## Material
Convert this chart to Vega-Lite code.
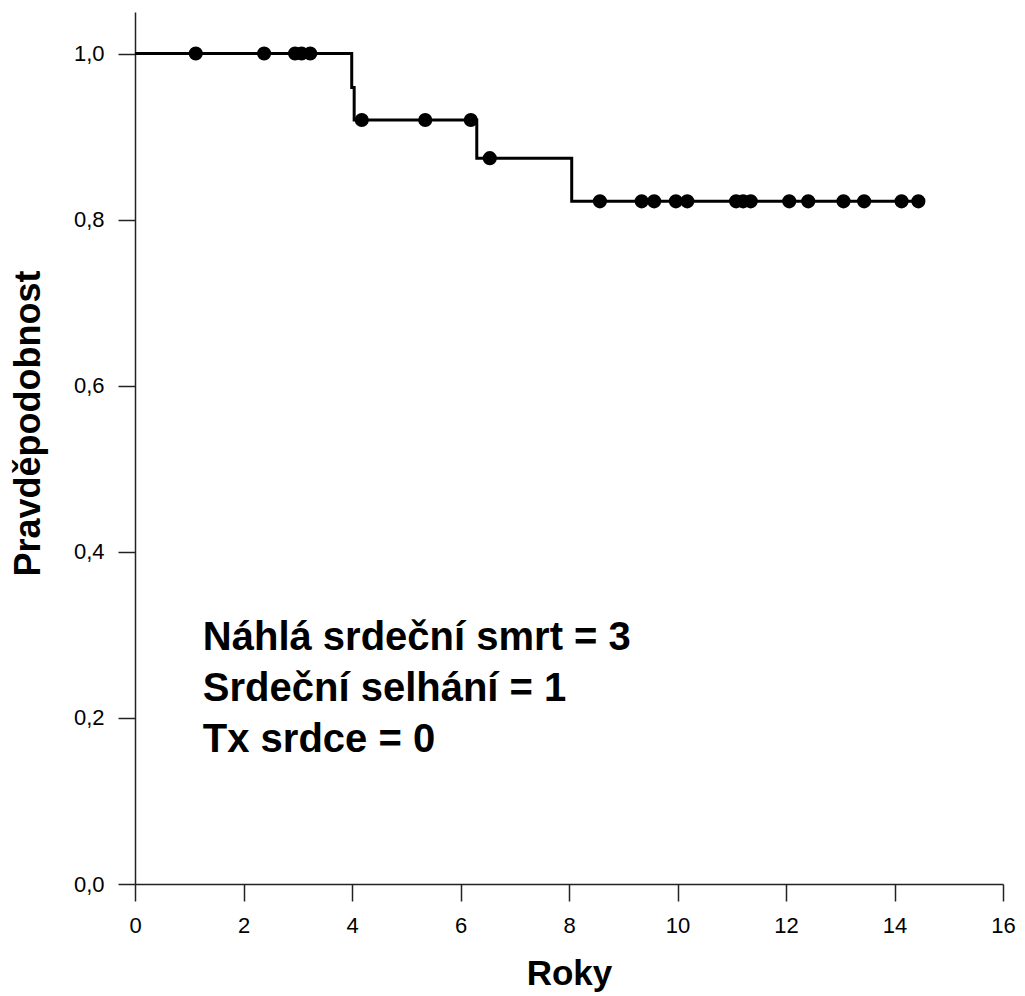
{
  "$schema": "https://vega.github.io/schema/vega-lite/v6.json",
  "width": 868,
  "height": 872,
  "autosize": {"type": "none"},
  "padding": {"left": 135, "top": 12, "right": 22, "bottom": 112},
  "background": "white",
  "config": {
    "view": {"stroke": null},
    "font": "Liberation Sans",
    "axis": {"grid": false, "domainColor": "#222", "tickColor": "#222", "domainWidth": 1.5, "tickWidth": 1.5, "tickSize": 17, "labelFont": "Liberation Sans", "labelColor": "black", "titleFont": "Liberation Sans", "titleFontWeight": "bold", "titleColor": "black"}
  },
  "datasets": {
    "curve": [
      {"t": 0, "p": 1.0},
      {"t": 3.995, "p": 0.959},
      {"t": 4.04, "p": 0.92},
      {"t": 6.3, "p": 0.874},
      {"t": 8.05, "p": 0.822},
      {"t": 14.5, "p": 0.822}
    ],
    "censored": [
      {"t": 1.12, "p": 1.0},
      {"t": 2.38, "p": 1.0},
      {"t": 2.95, "p": 1.0},
      {"t": 3.07, "p": 1.0},
      {"t": 3.23, "p": 1.0},
      {"t": 4.18, "p": 0.92},
      {"t": 5.35, "p": 0.92},
      {"t": 6.19, "p": 0.92},
      {"t": 6.54, "p": 0.874},
      {"t": 8.57, "p": 0.822},
      {"t": 9.34, "p": 0.822},
      {"t": 9.57, "p": 0.822},
      {"t": 9.97, "p": 0.822},
      {"t": 10.18, "p": 0.822},
      {"t": 11.08, "p": 0.822},
      {"t": 11.21, "p": 0.822},
      {"t": 11.35, "p": 0.822},
      {"t": 12.06, "p": 0.822},
      {"t": 12.41, "p": 0.822},
      {"t": 13.06, "p": 0.822},
      {"t": 13.44, "p": 0.822},
      {"t": 14.13, "p": 0.822},
      {"t": 14.44, "p": 0.822}
    ]
  },
  "layer": [
    {
      "data": {"name": "curve"},
      "mark": {"type": "line", "interpolate": "step-after", "color": "black", "strokeWidth": 3},
      "encoding": {
        "x": {"field": "t", "type": "quantitative", "scale": {"domain": [0, 16], "nice": false, "zero": false},
          "axis": {"title": "Roky", "titleFontSize": 35, "labelFontSize": 22, "labelFlush": false, "values": [0, 2, 4, 6, 8, 10, 12, 14, 16], "labelPadding": 14, "titlePadding": 20}},
        "y": {"field": "p", "type": "quantitative", "scale": {"domain": [0, 1.05], "nice": false},
          "axis": {"title": "Pravděpodobnost", "titleFontSize": 36, "labelFontSize": 22, "labelFlush": false, "values": [0, 0.2, 0.4, 0.6, 0.8, 1.0], "labelExpr": "replace(format(datum.value, '.1f'), '.', ',')", "labelPadding": 14, "titlePadding": 26, "titleY": 411}}
      }
    },
    {
      "data": {"name": "censored"},
      "mark": {"type": "point", "filled": true, "color": "black", "size": 200, "opacity": 1},
      "encoding": {
        "x": {"field": "t", "type": "quantitative"},
        "y": {"field": "p", "type": "quantitative"}
      }
    },
    {
      "data": {"values": [{}]},
      "mark": {"type": "text", "align": "left", "baseline": "alphabetic", "fontSize": 40, "fontWeight": "bold", "font": "Liberation Sans", "color": "black", "lineHeight": 51,
        "text": ["Náhlá srdeční smrt = 3", "Srdeční selhání = 1", "Tx srdce = 0"]},
      "encoding": {
        "x": {"datum": 1.25, "type": "quantitative"},
        "y": {"datum": 0.2816, "type": "quantitative"}
      }
    }
  ]
}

## Given task
Your task is an exact transcription of all the data, minus the pictures.

## Answer to the exercise
Convert this chart to Vega-Lite code.
{
  "$schema": "https://vega.github.io/schema/vega-lite/v6.json",
  "width": 868,
  "height": 872,
  "autosize": {"type": "none"},
  "padding": {"left": 135, "top": 12, "right": 22, "bottom": 112},
  "background": "white",
  "config": {
    "view": {"stroke": null},
    "font": "Liberation Sans",
    "axis": {"grid": false, "domainColor": "#222", "tickColor": "#222", "domainWidth": 1.5, "tickWidth": 1.5, "tickSize": 17, "labelFont": "Liberation Sans", "labelColor": "black", "titleFont": "Liberation Sans", "titleFontWeight": "bold", "titleColor": "black"}
  },
  "datasets": {
    "curve": [
      {"t": 0, "p": 1.0},
      {"t": 3.995, "p": 0.959},
      {"t": 4.04, "p": 0.92},
      {"t": 6.3, "p": 0.874},
      {"t": 8.05, "p": 0.822},
      {"t": 14.5, "p": 0.822}
    ],
    "censored": [
      {"t": 1.12, "p": 1.0},
      {"t": 2.38, "p": 1.0},
      {"t": 2.95, "p": 1.0},
      {"t": 3.07, "p": 1.0},
      {"t": 3.23, "p": 1.0},
      {"t": 4.18, "p": 0.92},
      {"t": 5.35, "p": 0.92},
      {"t": 6.19, "p": 0.92},
      {"t": 6.54, "p": 0.874},
      {"t": 8.57, "p": 0.822},
      {"t": 9.34, "p": 0.822},
      {"t": 9.57, "p": 0.822},
      {"t": 9.97, "p": 0.822},
      {"t": 10.18, "p": 0.822},
      {"t": 11.08, "p": 0.822},
      {"t": 11.21, "p": 0.822},
      {"t": 11.35, "p": 0.822},
      {"t": 12.06, "p": 0.822},
      {"t": 12.41, "p": 0.822},
      {"t": 13.06, "p": 0.822},
      {"t": 13.44, "p": 0.822},
      {"t": 14.13, "p": 0.822},
      {"t": 14.44, "p": 0.822}
    ]
  },
  "layer": [
    {
      "data": {"name": "curve"},
      "mark": {"type": "line", "interpolate": "step-after", "color": "black", "strokeWidth": 3},
      "encoding": {
        "x": {"field": "t", "type": "quantitative", "scale": {"domain": [0, 16], "nice": false, "zero": false},
          "axis": {"title": "Roky", "titleFontSize": 35, "labelFontSize": 22, "labelFlush": false, "values": [0, 2, 4, 6, 8, 10, 12, 14, 16], "labelPadding": 14, "titlePadding": 20}},
        "y": {"field": "p", "type": "quantitative", "scale": {"domain": [0, 1.05], "nice": false},
          "axis": {"title": "Pravděpodobnost", "titleFontSize": 36, "labelFontSize": 22, "labelFlush": false, "values": [0, 0.2, 0.4, 0.6, 0.8, 1.0], "labelExpr": "replace(format(datum.value, '.1f'), '.', ',')", "labelPadding": 14, "titlePadding": 26, "titleY": 411}}
      }
    },
    {
      "data": {"name": "censored"},
      "mark": {"type": "point", "filled": true, "color": "black", "size": 200, "opacity": 1},
      "encoding": {
        "x": {"field": "t", "type": "quantitative"},
        "y": {"field": "p", "type": "quantitative"}
      }
    },
    {
      "data": {"values": [{}]},
      "mark": {"type": "text", "align": "left", "baseline": "alphabetic", "fontSize": 40, "fontWeight": "bold", "font": "Liberation Sans", "color": "black", "lineHeight": 51,
        "text": ["Náhlá srdeční smrt = 3", "Srdeční selhání = 1", "Tx srdce = 0"]},
      "encoding": {
        "x": {"datum": 1.25, "type": "quantitative"},
        "y": {"datum": 0.2816, "type": "quantitative"}
      }
    }
  ]
}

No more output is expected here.